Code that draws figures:
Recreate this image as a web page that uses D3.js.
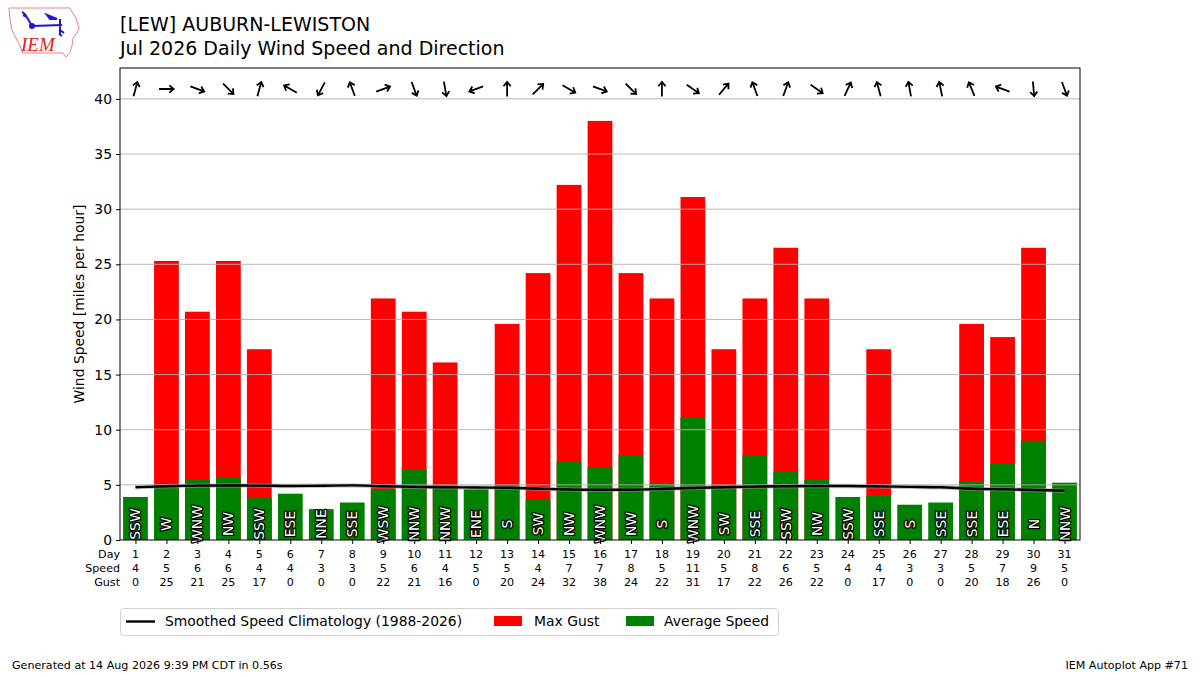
<!DOCTYPE html>
<html>
<head>
<meta charset="utf-8">
<script src="https://cdn.jsdelivr.net/npm/d3@7"></script>
<style>
  body { margin: 0; background: #fff; }
  svg { font-family: "DejaVu Sans", sans-serif; }
</style>
</head>
<body>
<svg id="chart" width="1200" height="675"></svg>
<script>
// daily values, Jul 2026, LEW
const days = d3.range(1, 32);
const avgSpeed = [3.9, 4.8, 5.5, 5.7, 3.8, 4.2, 2.8, 3.4, 4.6, 6.4, 4.7, 4.6, 4.9, 3.7, 7.1, 6.6,
  7.7, 5.1, 11.1, 4.9, 7.7, 6.2, 5.5, 3.9, 4.0, 3.2, 3.4, 5.3, 6.9, 9.0, 5.2];
const maxGust = [0, 25.3, 20.7, 25.3, 17.3, 0, 0, 0, 21.9, 20.7, 16.1, 0, 19.6, 24.2, 32.2, 38.0,
  24.2, 21.9, 31.1, 17.3, 21.9, 26.5, 21.9, 0, 17.3, 0, 0, 19.6, 18.4, 26.5, 0];
const speedLabels = [4, 5, 6, 6, 4, 4, 3, 3, 5, 6, 4, 5, 5, 4, 7, 7, 8, 5, 11, 5, 8, 6, 5, 4, 4, 3, 3, 5, 7, 9, 5];
const gustLabels = [0, 25, 21, 25, 17, 0, 0, 0, 22, 21, 16, 0, 20, 24, 32, 38, 24, 22, 31, 17, 22, 26, 22, 0, 17, 0, 0, 20, 18, 26, 0];
const dirLabels = ['SSW', 'W', 'WNW', 'NW', 'SSW', 'ESE', 'NNE', 'SSE', 'WSW', 'NNW', 'NNW', 'ENE', 'S', 'SW', 'NW', 'WNW',
  'NW', 'S', 'WNW', 'SW', 'SSE', 'SSW', 'NW', 'SSW', 'SSE', 'S', 'SSE', 'SSE', 'ESE', 'N', 'NNW'];
// average wind direction (degrees, from)
const windDir = [195, 270, 290, 315, 195, 120, 28, 160, 250, 340, 350, 70, 180, 225, 300, 290,
  315, 180, 305, 220, 160, 200, 305, 205, 165, 170, 168, 158, 110, 355, 340];
const climo = [4.78, 4.88, 4.93, 4.94, 4.93, 4.9, 4.92, 4.95, 4.87, 4.82, 4.78, 4.76, 4.74, 4.65, 4.58, 4.55,
  4.56, 4.63, 4.72, 4.78, 4.84, 4.88, 4.9, 4.9, 4.86, 4.82, 4.78, 4.65, 4.6, 4.54, 4.47];
const yTicks = d3.range(0, 41, 5);

const svg = d3.select('#chart');
const plotL = 120, plotR = 1080, plotT = 68, plotB = 540;

const x = d3.scaleLinear().domain([0.5, 31.5]).range([plotL, plotR]);
const y = d3.scaleLinear().domain([0, 42.8]).range([plotB, plotT]);
const bw = (x(1.8) - x(1));

// logo
const logo = svg.append('g');
logo.append('path')
  .attr('d', 'M9,8 L70,8 L72,12 L76,18 L79,28 L77,33 L73,38 L72,46 L70,52 L66,57 L63,53 L23,53 L20,46 L16,38 L12,30 L10,20 Z')
  .attr('fill', 'none').attr('stroke', '#f08080').attr('stroke-width', 1);
logo.append('path')
  .attr('d', 'M32,26 L62,25 M60,19 L60,34 M32,26 L25,14 M25,14 L22,12 M27,17 L23,15 M47,15 L57,19 L50,19 Z M60,30 L64,33 M59,34 L62,36')
  .attr('fill', '#1a1ad0').attr('stroke', '#1a1ad0').attr('stroke-width', 2);
logo.append('circle').attr('cx', 32).attr('cy', 26).attr('r', 3).attr('fill', '#1a1ad0');
logo.append('text').attr('x', 21).attr('y', 51)
  .attr('font-family', 'Liberation Serif, serif').attr('font-style', 'italic')
  .attr('font-size', 19).attr('fill', '#e02020').text('IEM');

// titles
svg.append('text').attr('x', 120).attr('y', 31).attr('font-size', 19).text('[LEW] AUBURN-LEWISTON');
svg.append('text').attr('x', 120).attr('y', 55).attr('font-size', 19).text('Jul 2026 Daily Wind Speed and Direction');

// bars
const plot = svg.append('g');
plot.selectAll('rect.gust').data(days.filter((d, i) => maxGust[i] > 0)).join('rect')
  .attr('class', 'gust')
  .attr('x', d => x(d) - bw / 2).attr('width', bw)
  .attr('y', d => y(maxGust[d - 1])).attr('height', d => y(0) - y(maxGust[d - 1]))
  .attr('fill', '#ff0000');
plot.selectAll('rect.avg').data(days).join('rect')
  .attr('class', 'avg')
  .attr('x', d => x(d) - bw / 2).attr('width', bw)
  .attr('y', d => y(avgSpeed[d - 1])).attr('height', d => y(0) - y(avgSpeed[d - 1]))
  .attr('fill', '#008000');

// grid
svg.append('g').selectAll('line').data(yTicks.filter(d => d > 0)).join('line')
  .attr('x1', plotL).attr('x2', plotR)
  .attr('y1', d => y(d)).attr('y2', d => y(d))
  .attr('stroke', '#b0b0b0').attr('stroke-width', 0.9);

// direction labels
svg.append('g').selectAll('text').data(days).join('text')
  .attr('transform', d => `translate(${x(d) + 5},${y(1.45)}) rotate(-90)`)
  .attr('text-anchor', 'middle')
  .attr('font-size', 13.9)
  .attr('fill', '#fff').attr('stroke', '#000').attr('stroke-width', 2.6)
  .attr('paint-order', 'stroke').attr('stroke-linejoin', 'round')
  .text(d => dirLabels[d - 1]);

// climatology
const line = d3.line().x(d => x(d)).y(d => y(climo[d - 1])).curve(d3.curveMonotoneX);
svg.append('path').attr('d', line(days)).attr('fill', 'none')
  .attr('stroke', '#999').attr('stroke-opacity', 0.5).attr('stroke-width', 4.5);
svg.append('path').attr('d', line(days)).attr('fill', 'none')
  .attr('stroke', '#000').attr('stroke-width', 2.4);

// arrows
svg.append('g').selectAll('path').data(days).join('path')
  .attr('transform', d => `translate(${x(d)},89) rotate(${windDir[d - 1] + 180})`)
  .attr('d', 'M0,7.5 L0,-7 M-3.6,-2.8 L0,-7.2 L3.6,-2.8')
  .attr('fill', 'none').attr('stroke', '#000').attr('stroke-width', 1.8)
  .attr('stroke-linejoin', 'miter');

// axes frame
svg.append('rect').attr('x', plotL).attr('y', plotT).attr('width', plotR - plotL).attr('height', plotB - plotT)
  .attr('fill', 'none').attr('stroke', '#000').attr('stroke-width', 1);

const yAxis = svg.append('g').attr('transform', `translate(${plotL},0)`)
  .call(d3.axisLeft(y).tickValues(yTicks).tickSize(4).tickPadding(4));
yAxis.select('.domain').remove();
yAxis.selectAll('text').attr('font-size', 13.9).attr('font-family', 'DejaVu Sans').attr('fill', '#000');

const xAxis = svg.append('g').attr('transform', `translate(0,${plotB})`)
  .call(d3.axisBottom(x).tickValues(days).tickSize(4).tickFormat(''));
xAxis.select('.domain').remove();

svg.append('text').attr('transform', `translate(84,${(plotT + plotB) / 2}) rotate(-90)`)
  .attr('text-anchor', 'middle').attr('font-size', 13.9).text('Wind Speed [miles per hour]');

// table under axis
const rows = [['Day', days], ['Speed', speedLabels], ['Gust', gustLabels]];
rows.forEach((r, k) => {
  const yy = 558 + k * 14;
  svg.append('text').attr('x', 120).attr('y', yy).attr('text-anchor', 'end')
    .attr('font-size', 11.1).text(r[0]);
  svg.append('g').selectAll('text').data(days).join('text')
    .attr('x', d => x(d)).attr('y', yy).attr('text-anchor', 'middle')
    .attr('font-size', 11.1).text((d, i) => r[1][i]);
});

// legend
const lg = svg.append('g');
lg.append('rect').attr('x', 120.5).attr('y', 608.5).attr('width', 658).attr('height', 27).attr('rx', 3)
  .attr('fill', '#fff').attr('stroke', '#d0d0d0');
lg.append('line').attr('x1', 126).attr('x2', 155).attr('y1', 621.5).attr('y2', 621.5)
  .attr('stroke', '#000').attr('stroke-width', 2.4);
lg.append('text').attr('x', 165).attr('y', 626).attr('font-size', 13.9).text('Smoothed Speed Climatology (1988-2026)');
lg.append('rect').attr('x', 494).attr('y', 616).attr('width', 28).attr('height', 10).attr('fill', '#ff0000');
lg.append('text').attr('x', 534).attr('y', 626).attr('font-size', 13.9).text('Max Gust');
lg.append('rect').attr('x', 626).attr('y', 616).attr('width', 28).attr('height', 10).attr('fill', '#008000');
lg.append('text').attr('x', 664).attr('y', 626).attr('font-size', 13.9).text('Average Speed');

// footer
svg.append('text').attr('x', 12).attr('y', 669).attr('font-size', 11.1).text('Generated at 14 Aug 2026 9:39 PM CDT in 0.56s');
svg.append('text').attr('x', 1188).attr('y', 669).attr('text-anchor', 'end').attr('font-size', 11.1).text('IEM Autoplot App #71');
</script>
</body>
</html>
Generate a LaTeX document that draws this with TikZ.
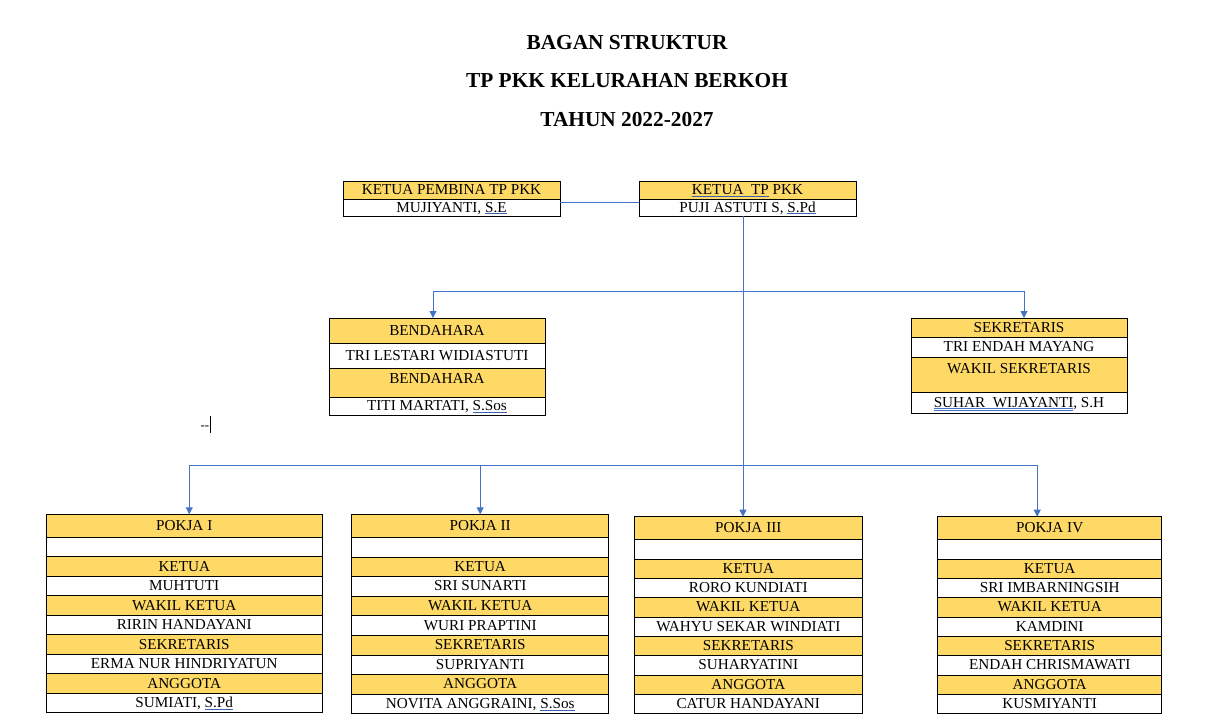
\documentclass[tikz,border=0pt]{standalone}
\usepackage{fontspec}
\setmainfont{Liberation Serif}
\usepackage{xcolor}
\usetikzlibrary{arrows.meta, positioning}

\definecolor{kuning}{HTML}{FFD966}
\definecolor{biru}{HTML}{4472C4}
\definecolor{birutua}{HTML}{3B62B0}
\newcommand{\tandai}[1]{{\color{birutua}\underline{\color{black}#1}}}
\newcommand{\tandaidua}[1]{{\color{biru}\underline{\underline{\color{black}#1}}}}

\tikzset{
  kotak/.style={draw, line width=0.8pt, inner sep=0pt, outer sep=0pt, font=\fontsize{15.2}{17}\selectfont, text height=10pt, text depth=1pt},
  kepala/.style={kotak, fill=kuning},
  isi/.style={kotak, fill=white},
  garis/.style={draw=biru, line width=0.9pt},
  panah/.style={garis, -{Triangle[width=7pt,length=7pt]}},
  judul/.style={font=\fontsize{21.33}{24}\selectfont\bfseries, anchor=base}
}

\begin{document}
\begin{tikzpicture}[x=1pt, y=-1pt]
    \fill[white] (0,0) rectangle (1207,723);
    \useasboundingbox (0,0) rectangle (1207,723);

    % Judul
    \node[judul] (judul1) at (627,49) {BAGAN STRUKTUR};
    \node[judul] (judul2) at (627,87) {TP PKK KELURAHAN BERKOH};
    \node[judul] (judul3) at (627,126) {TAHUN 2022-2027};

    % Pembina dan ketua
    \node[kepala, anchor=north west, minimum width=217, minimum height=18] (pembina-0) at (343,181) {KETUA PEMBINA TP PKK};
    \node[isi, below=0pt of pembina-0, minimum width=217, minimum height=17] (pembina-1) {MUJIYANTI, \tandai{S.E}};
    \node[kepala, anchor=north west, minimum width=217, minimum height=18] (ketua-0) at (639,181) {\tandai{KETUA\ \ TP} PKK};
    \node[isi, below=0pt of ketua-0, minimum width=217, minimum height=17] (ketua-1) {PUJI ASTUTI S, \tandai{S.Pd}};

    % Bendahara
    \node[kepala, anchor=north west, minimum width=216, minimum height=25] (bendahara-0) at (329,318) {BENDAHARA};
    \node[isi, below=0pt of bendahara-0, minimum width=216, minimum height=25] (bendahara-1) {TRI LESTARI WIDIASTUTI};
    \node[kepala, below=0pt of bendahara-1, minimum width=216, minimum height=29, text depth=8pt] (bendahara-2) {BENDAHARA};
    \node[isi, below=0pt of bendahara-2, minimum width=216, minimum height=18] (bendahara-3) {TITI MARTATI, \tandai{S.Sos}};

    % Sekretaris
    \node[kepala, anchor=north west, minimum width=216, minimum height=19] (sekretaris-0) at (911,318) {SEKRETARIS};
    \node[isi, below=0pt of sekretaris-0, minimum width=216, minimum height=20] (sekretaris-1) {TRI ENDAH MAYANG};
    \node[kepala, below=0pt of sekretaris-1, minimum width=216, minimum height=35, text depth=12pt] (sekretaris-2) {WAKIL SEKRETARIS};
    \node[isi, below=0pt of sekretaris-2, minimum width=216, minimum height=21] (sekretaris-3) {\tandaidua{SUHAR\ \ WIJAYANTI}, S.H};

    % Pokja
    \foreach \n/\x/\y/\w/\h/\pj/\ka/\kb/\kc/\kd in {
        1/46/514.3/276.5/19.5/POKJA I/MUHTUTI/RIRIN HANDAYANI/ERMA NUR HINDRIYATUN/{SUMIATI, \tandai{S.Pd}},
        2/351.7/514.3/257/19.6/POKJA II/SRI SUNARTI/WURI PRAPTINI/SUPRIYANTI/{NOVITA ANGGRAINI, \tandai{S.Sos}},
        3/634.3/516.7/228/19.33/POKJA III/RORO KUNDIATI/WAHYU SEKAR WINDIATI/SUHARYATINI/CATUR HANDAYANI,
        4/937.7/516.7/224/19.33/POKJA IV/SRI IMBARNINGSIH/KAMDINI/ENDAH CHRISMAWATI/KUSMIYANTI} {
        \begin{scope}[every node/.append style={minimum width=\w, minimum height=\h}]
        \node[kepala, anchor=north west, minimum height=23] (p\n-0) at (\x,\y) {\pj};
        \node[isi, below=0pt of p\n-0] (p\n-1) {};
        \node[kepala, below=0pt of p\n-1] (p\n-2) {KETUA};
        \node[isi, below=0pt of p\n-2] (p\n-3) {\ka};
        \node[kepala, below=0pt of p\n-3] (p\n-4) {WAKIL KETUA};
        \node[isi, below=0pt of p\n-4] (p\n-5) {\kb};
        \node[kepala, below=0pt of p\n-5] (p\n-6) {SEKRETARIS};
        \node[isi, below=0pt of p\n-6] (p\n-7) {\kc};
        \node[kepala, below=0pt of p\n-7] (p\n-8) {ANGGOTA};
        \node[isi, below=0pt of p\n-8] (p\n-9) {\kd};
        \end{scope}
    }

    % Garis penghubung
    \coordinate (simpang1) at (743,291);
    \coordinate (simpang2) at (743,465);
    \draw[garis] ([yshift=-3pt]pembina-1.north east) -- ([yshift=-3pt]ketua-1.north west);
    \draw[panah] ([xshift=-4.5pt]ketua-1.south) -- ([xshift=-4.5pt]ketua-1.south |- p3-0.north);
    \draw[panah] (simpang1) -| ([xshift=-4pt]bendahara-0.north);
    \draw[panah] (simpang1) -| ([xshift=5pt]sekretaris-0.north);
    \draw[panah] (simpang2) -| ([xshift=5pt]p1-0.north);
    \draw[panah] (simpang2) -| (p2-0.north);
    \draw[panah] (simpang2) -| ([xshift=-12.5pt]p4-0.north);

    % Kursor
    \node[anchor=base east, inner sep=0pt, font=\fontsize{13}{14}\selectfont] (kursor) at (209.5,429) {{-}{-}};
    \draw[line width=1pt] (210.7,416) -- (210.7,433);

\end{tikzpicture}
\end{document}
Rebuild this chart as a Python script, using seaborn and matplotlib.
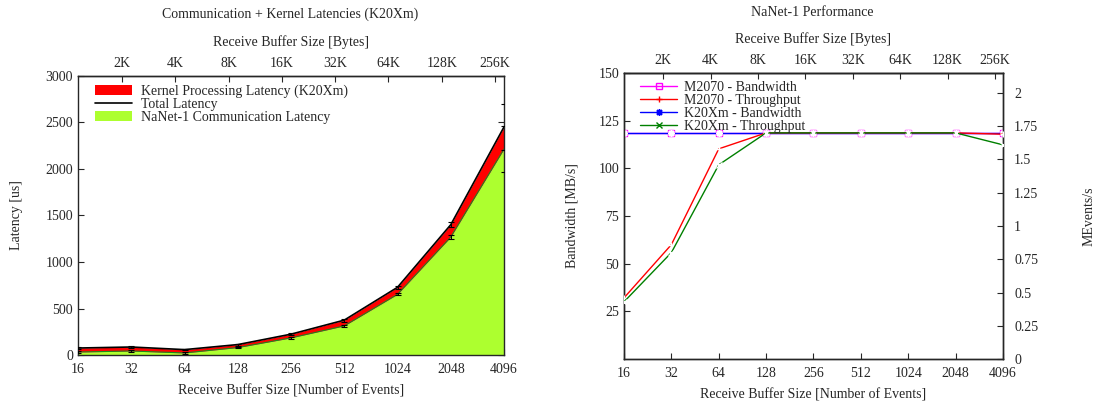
import numpy as np
import pandas as pd
import matplotlib
matplotlib.use("Agg")
import matplotlib.pyplot as plt
import seaborn as sns
from matplotlib.patches import Patch
from matplotlib.lines import Line2D

# ---------------- data ----------------
events = [16, 32, 64, 128, 256, 512, 1024, 2048, 4096]
event_labels = ["16", "32", "64", "128", "256", "512", "1024", "2048", "4096"]
bytes_ticks = [2048, 4096, 8192, 16384, 32768, 65536, 131072, 262144]
bytes_labels = ["2K", "4K", "8K", "16K", "32K", "64K", "128K", "256K"]
bytes_per_event = 72

total_latency = [75, 86, 58, 112, 224, 375, 728, 1401, 2452]
total_err = [10, 12, 8, 10, 12, 15, 15, 25, 245]
comm_latency = [32, 43, 22, 80, 184, 313, 652, 1268, 2214]
comm_err = [8, 8, 8, 8, 10, 10, 12, 20, 245]

m2070_bw = [118.4, 118.4, 118.4, 118.4, 118.4, 118.4, 118.4, 118.4, 118.4]
m2070_tp = [0.46, 0.86, 1.58, 1.70, 1.70, 1.70, 1.70, 1.70, 1.69]
k20_bw = [118.4, 118.4, 118.4, 118.4, 118.4, 118.4, 118.4, 118.4, 118.4]
k20_tp = [0.43, 0.80, 1.46, 1.70, 1.70, 1.70, 1.70, 1.70, 1.61]

sns.set_style("ticks")
plt.rcParams['font.family'] = ['Liberation Serif', 'DejaVu Serif']
plt.rcParams['font.size'] = 10
plt.rcParams['xtick.direction'] = 'in'
plt.rcParams['ytick.direction'] = 'in'
plt.rcParams['axes.linewidth'] = 1.0

fig = plt.figure(figsize=(10.94, 4.01), dpi=100)

def style_x(ax):
    ax.set_xscale('log', base=2)
    ax.set_xlim(16, 4096)
    ax.set_xticks(events)
    ax.set_xticklabels(event_labels)
    ax.minorticks_off()
    ax.tick_params(axis='x', which='both', top=False, length=4, pad=6)
    sec = ax.secondary_xaxis('top', functions=(lambda x: x * bytes_per_event,
                                               lambda b: b / bytes_per_event))
    sec.set_xticks(bytes_ticks)
    sec.set_xticklabels(bytes_labels)
    sec.minorticks_off()
    sec.tick_params(axis='x', which='both', direction='in', length=4, pad=4)
    sec.set_xlabel("Receive Buffer Size [Bytes]", labelpad=8)
    ax.set_xlabel("Receive Buffer Size [Number of Events]", labelpad=6)
    return sec

# ---------------- left chart ----------------
ax1 = fig.add_axes([0.0713, 0.1147, 0.3894, 0.6958])
df = pd.DataFrame({"events": events, "total": total_latency, "comm": comm_latency})
ax1.fill_between(df["events"], 0, df["comm"], color="#adff2f", zorder=1, lw=0)
ax1.fill_between(df["events"], df["comm"], df["total"], color="#ff0000", zorder=2, lw=0)
sns.lineplot(data=df, x="events", y="comm", ax=ax1, color="#1a8a1a", lw=0.8, zorder=3)
sns.lineplot(data=df, x="events", y="total", ax=ax1, color="black", lw=1.2, zorder=4)
ax1.errorbar(events, total_latency, yerr=total_err, fmt='none', ecolor='black',
             elinewidth=0.7, capsize=2, capthick=0.8, zorder=5)
ax1.errorbar(events, comm_latency, yerr=comm_err, fmt='none', ecolor='black',
             elinewidth=0.7, capsize=2, capthick=0.8, zorder=5)
ax1.set_ylim(0, 3000)
ax1.set_yticks(np.arange(0, 3001, 500))
ax1.tick_params(axis='y', right=True, length=4)
ax1.set_ylabel("Latency [us]", labelpad=16)
style_x(ax1)
h1 = [Patch(facecolor="#ff0000", edgecolor="none"),
      Line2D([], [], color="black", lw=1.2),
      Patch(facecolor="#adff2f", edgecolor="none")]
ax1.legend(h1, ["Kernel Processing Latency (K20Xm)", "Total Latency",
                "NaNet-1 Communication Latency"],
           loc="upper left", frameon=False, handlelength=2.7, handleheight=0.7,
           labelspacing=0.0, borderaxespad=0.2, handletextpad=0.6,
           bbox_to_anchor=(0.02, 1.0))

# ---------------- right chart ----------------
ax2 = fig.add_axes([0.5704, 0.1047, 0.3464, 0.7132])
style_x(ax2)
ax3 = ax2.twinx()
sns.lineplot(x=events, y=m2070_bw, ax=ax2, color="#ff00ff", marker="s",
             markerfacecolor="none", markeredgecolor="#ff00ff", markersize=5,
             markeredgewidth=1.0, lw=1.0, zorder=3)
sns.lineplot(x=events, y=k20_bw, ax=ax2, color="#0000ff", marker=(8, 2, 0),
             markersize=5, markeredgewidth=1.2, lw=1.0, zorder=4)
sns.lineplot(x=events, y=m2070_tp, ax=ax3, color="#ff0000", marker="+",
             markersize=5, markeredgewidth=1.0, lw=1.0, zorder=3)
sns.lineplot(x=events, y=k20_tp, ax=ax3, color="#008000", marker="x",
             markersize=4, markeredgewidth=1.0, lw=1.0, zorder=3)
ax2.set_xlim(16, 4096)
ax2.set_ylim(0, 150)
ax2.set_yticks([25, 50, 75, 100, 125, 150])
ax2.tick_params(axis='y', length=4)
ax2.set_ylabel("Bandwidth [MB/s]", labelpad=14)
ax3.set_ylim(0, 2.15)
ax3.set_yticks([0, 0.25, 0.5, 0.75, 1, 1.25, 1.5, 1.75, 2])
ax3.set_yticklabels(["0", "0.25", "0.5", "0.75", "1", "1.25", "1.5", "1.75", "2"])
ax3.tick_params(axis='y', length=4, direction='in', pad=8)
ax3.set_ylabel("MEvents/s", labelpad=32)
h2 = [Line2D([], [], color="#ff00ff", marker="s", markerfacecolor="none", markersize=5, lw=1.0),
      Line2D([], [], color="#ff0000", marker="+", markersize=5, lw=1.0),
      Line2D([], [], color="#0000ff", marker=(8, 2, 0), markersize=5, lw=1.0),
      Line2D([], [], color="#008000", marker="x", markersize=4, lw=1.0)]
ax3.legend(h2, ["M2070 - Bandwidth", "M2070 - Throughput", "K20Xm - Bandwidth",
                "K20Xm - Throughput"],
           loc="upper left", frameon=False, handlelength=2.7, labelspacing=0.0,
           borderaxespad=0.2, handletextpad=0.5, bbox_to_anchor=(0.02, 1.0))

fig.text(290 / 1094, 1 - 14 / 401, "Communication + Kernel Latencies (K20Xm)",
         ha="center", va="center", fontsize=10)
fig.text(812 / 1094, 1 - 13 / 401, "NaNet-1 Performance",
         ha="center", va="center", fontsize=10)

fig.savefig("out.png", dpi=100)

(Do this):
Locate the word "seaborn" in the records and collect each line it appears in.

(Finished answer):
Rebuild this chart as a Python script, using seaborn and matplotlib.
import seaborn as sns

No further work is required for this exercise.